Причины мещанства Герцен и Милль не могли видеть, как человек не может
видеть лицо свое без зеркала. То, чем они страдают и чего боятся в других,
находится не только в других, но и в них самих, в последних
непереступаемых и даже невидимых для них пределах их собственного
религиозного, вернее, антирелигиозного сознания.
Последний предел всей современной европейской культуры — позитивизм,
или, по терминологии Герцена, ‘научный реализм’, как метод не только
частного научного, но и общего философского и даже религиозного мышления.
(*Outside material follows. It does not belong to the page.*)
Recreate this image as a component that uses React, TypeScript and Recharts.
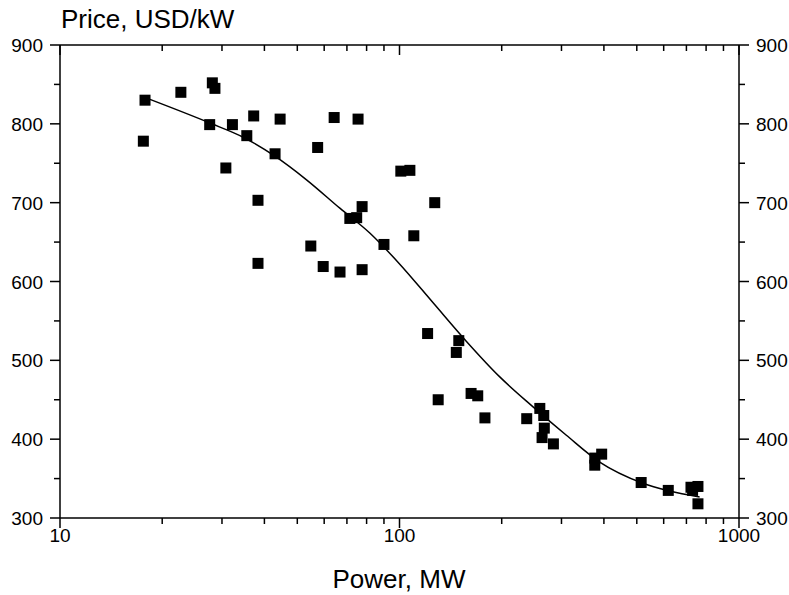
import React from "react"
import { ComposedChart, Scatter, Line, XAxis, YAxis } from "recharts"

// measured points (power in MW, price in USD/kW)
const powerMW = [
  17.8, 17.6, 22.7, 28.1, 28.6, 27.6, 30.8, 32.2, 35.5, 37.2, 38.3, 38.3, 43.0, 44.5,
  57.4, 54.8, 59.6, 66.8, 64.2, 75.5, 71.4, 74.8, 77.6, 77.6, 90.0, 100.9, 107.3, 127,
  110.2, 121, 149.5, 147, 130, 162.5, 170, 178.5, 237, 259, 266, 267, 263, 284, 376,
  376, 394, 515, 619, 722, 757, 757, 730,
]
const priceUSD = [
  830, 778, 840, 852, 845, 799, 744, 799, 785, 810, 703, 623, 762, 806,
  770, 645, 619, 612, 808, 806, 680, 681, 695, 615, 647, 740, 741, 700,
  658, 534, 525, 510, 450, 458, 455, 427, 426, 439, 430, 414, 402, 394, 376,
  367, 381, 345, 335, 339, 340, 318, 335,
]

// fitted curve
const fitPower = [18.4, 27.65, 34.65, 42.96, 53.23, 66.73, 81.74, 100.2, 125.6, 157.5, 197.4, 247.4, 310.1, 388.8, 521.3, 765.6]
const fitPrice = [831, 801, 783, 759, 729, 693, 661.5, 622, 573, 524, 479, 441, 405, 371, 344, 326.6]

const xTicks = [10, 20, 30, 40, 50, 60, 70, 80, 90, 100, 200, 300, 400, 500, 600, 700, 800, 900, 1000]
const yTicks = [300, 350, 400, 450, 500, 550, 600, 650, 700, 750, 800, 850, 900]

const points = powerMW.map((p, i) => ({ x: p, y: priceUSD[i] }))
const curve = fitPower.map((p, i) => ({ x: p, y: fitPrice[i] }))

const font = "'Liberation Sans', Arial, sans-serif"

const isMajorX = (v: number) => v === 10 || v === 100 || v === 1000
const isMajorY = (v: number) => v % 100 === 0

function AxisTick(props: any) {
  const { x, y, payload, side } = props
  const v = payload.value
  const major = side === "bottom" || side === "top" ? isMajorX(v) : isMajorY(v)
  const len = major ? 10 : 6
  const line = { stroke: "#000", strokeWidth: 1.5 }
  if (side === "bottom") {
    return (
      <g>
        <line x1={x} y1={y} x2={x} y2={y + len} {...line} />
        {major && (
          <text x={x} y={y + 24} textAnchor="middle" fontSize={19} fontFamily={font} fill="#000">
            {v}
          </text>
        )}
      </g>
    )
  }
  if (side === "top") {
    return <line x1={x} y1={y} x2={x} y2={y + len} {...line} />
  }
  if (side === "left") {
    return (
      <g>
        <line x1={x} y1={y} x2={x - len} y2={y} {...line} />
        {major && (
          <text x={x - 17} y={y + 7} textAnchor="end" fontSize={19} fontFamily={font} fill="#000">
            {v}
          </text>
        )}
      </g>
    )
  }
  return (
    <g>
      <line x1={x} y1={y} x2={x + len} y2={y} {...line} />
      {major && (
        <text x={x + 17} y={y + 7} textAnchor="start" fontSize={19} fontFamily={font} fill="#000">
          {v}
        </text>
      )}
    </g>
  )
}

const SquareDot = (props: any) => {
  const { cx, cy } = props
  if (cx == null || cy == null) return null
  return <rect x={cx - 5.5} y={cy - 5.5} width={11} height={11} fill="#000" />
}

const axisLine = { stroke: "#000", strokeWidth: 1.5 }

export default function App() {
  return (
    <div style={{ position: "absolute", left: 0, top: 0, width: 789, height: 595, background: "#fff" }}>
      <ComposedChart width={789} height={595} margin={{ top: 44, right: 49, bottom: 76, left: 59 }}>
        <XAxis
          xAxisId="bottom"
          type="number"
          dataKey="x"
          scale="log"
          domain={[10, 1000]}
          allowDataOverflow
          ticks={xTicks}
          interval={0}
          height={1}
          tickSize={0}
          tickMargin={0}
          tickLine={false}
          axisLine={axisLine}
          tick={<AxisTick side="bottom" />}
        />
        <XAxis
          xAxisId="top"
          orientation="top"
          type="number"
          dataKey="x"
          scale="log"
          domain={[10, 1000]}
          allowDataOverflow
          ticks={xTicks}
          interval={0}
          height={1}
          tickSize={0}
          tickMargin={0}
          tickLine={false}
          axisLine={axisLine}
          tick={<AxisTick side="top" />}
        />
        <YAxis
          yAxisId="left"
          type="number"
          dataKey="y"
          domain={[300, 900]}
          allowDataOverflow
          ticks={yTicks}
          interval={0}
          width={1}
          tickSize={0}
          tickMargin={0}
          tickLine={false}
          axisLine={axisLine}
          tick={<AxisTick side="left" />}
        />
        <YAxis
          yAxisId="right"
          orientation="right"
          type="number"
          dataKey="y"
          domain={[300, 900]}
          allowDataOverflow
          ticks={yTicks}
          interval={0}
          width={1}
          tickSize={0}
          tickMargin={0}
          tickLine={false}
          axisLine={axisLine}
          tick={<AxisTick side="right" />}
        />
        <Line
          xAxisId="bottom"
          yAxisId="left"
          data={curve}
          dataKey="y"
          type="monotone"
          stroke="#000"
          strokeWidth={1.5}
          dot={false}
          activeDot={false}
          isAnimationActive={false}
        />
        <Scatter
          xAxisId="bottom"
          yAxisId="left"
          data={points}
          dataKey="y"
          shape={<SquareDot />}
          isAnimationActive={false}
        />
        <text x={61} y={28} fontSize={26} fontFamily={font} fill="#000">
          Price, USD/kW
        </text>
        <text x={399} y={588} textAnchor="middle" fontSize={26} fontFamily={font} fill="#000">
          Power, MW
        </text>
      </ComposedChart>
    </div>
  )
}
Родившись в науке и философии, позитивизм вырос из научного и философского
сознания в бессознательную религию, которая стремится упразднить и
заменить собою все бывшие религии. Позитивизм, в этом широком смысле, есть
утверждение мира, открытого чувственному опыту, как единственно реального,
и отрицание мира сверхчувственного, отрицание конца и начала мира в Боге и
утверждение бесконечного и безначального продолжения мира в явлениях,
бесконечной и безначальной, непроницаемой для человека среды явлений,
середины, посредственности, той абсолютной, совершенно плотной, как
Китайская стена, ‘сплоченной посредственности’, conglomerated mediocrity,
того абсолютного мещанства, о котором говорят Милль и Герцен, сами не
разумея последней метафизической глубины того, что говорят.
В Европе позитивизм только делается — в Китае он уже сделался
религией. Духовная основа Китая, учение Лао Дзы и Конфуция, — совершенный
позитивизм, религия без Бога, ‘религия земная, безнебесная’, как
выражается Герцен о европейском научном реализме. Никаких тайн, никаких
углублений и порываний к ‘мирам иным’. Все просто, все плоско.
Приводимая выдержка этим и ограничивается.